Our main findings and contributions can be summarized as follows:
-
•
We propose a principled and hyperparameter-free reweighting method for knowledge distillation with unlabeled examples. The method is efficient, data-agnostic and simple to implement.
-
•
We present extensive experimental results which show that our method provides significant improvements when evaluated in standard benchmarks.
-
•
Our reweighting technique comes with provable guarantees: (i) it is information-theoretically optimal; and (ii) under standard assumptions SGD optimization of the reweighted objective learns a solution with nearly optimal generalization.


1.1 Related work
Fidelity vs Generalization in knowledge distillation.

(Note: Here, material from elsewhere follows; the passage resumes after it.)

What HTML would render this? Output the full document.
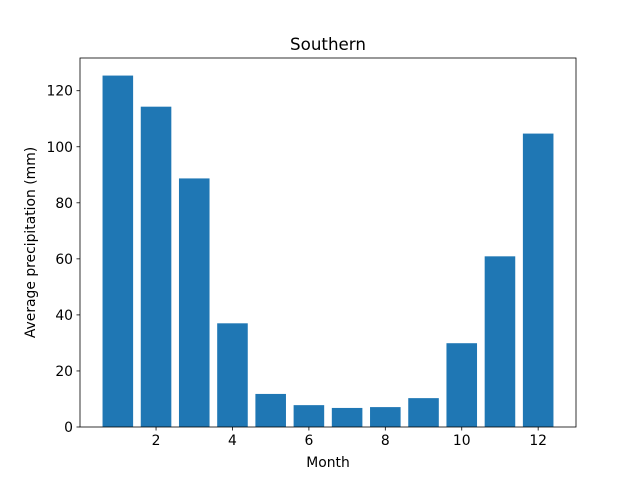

Conceptually, our work is related to the paper of Stanton et al. [43] where the main message is that “good student accuracy does not imply good distillation fidelity”, i.e., that more closely matching the teacher does not necessarily lead to better student generalization. In particular, [43] demonstrates that when it comes to enlarging the distillation dataset beyond the teacher training data, there is a trade-off between optimization complexity and distillation data quality. Our work can be seen as a principled way of improving this trade-off.
Advanced distillation techniques. Since the original paper of Hinton et. al. [20], there have been several follow-up works [2, 7, 31, 45] which develop advanced distillation techniques which aim to enforce greater consistency between the teacher and the student (typically in the context of distillation on labeled examples). These methods enforce consistency not only between the teacher’s predictions and student’s predictions, but also between the representations learned by the two models. However, in the context of distillation with unlabeled examples, forcing the student to match the teacher’s inaccurate predictions is still harmful, and therefore weighting the corresponding loss functions via our method is still applicable and beneficial. We demonstrate this fact by considering instances of the Variational Information Distillation for Knowledge Transfer (VID) [2] framework, and showing how it is indeed beneficial to combine it with our method in Section 3.1.3. We also show that our approach provides benefits on top of any improvement obtained via temperature-scaling in Appendix B.2.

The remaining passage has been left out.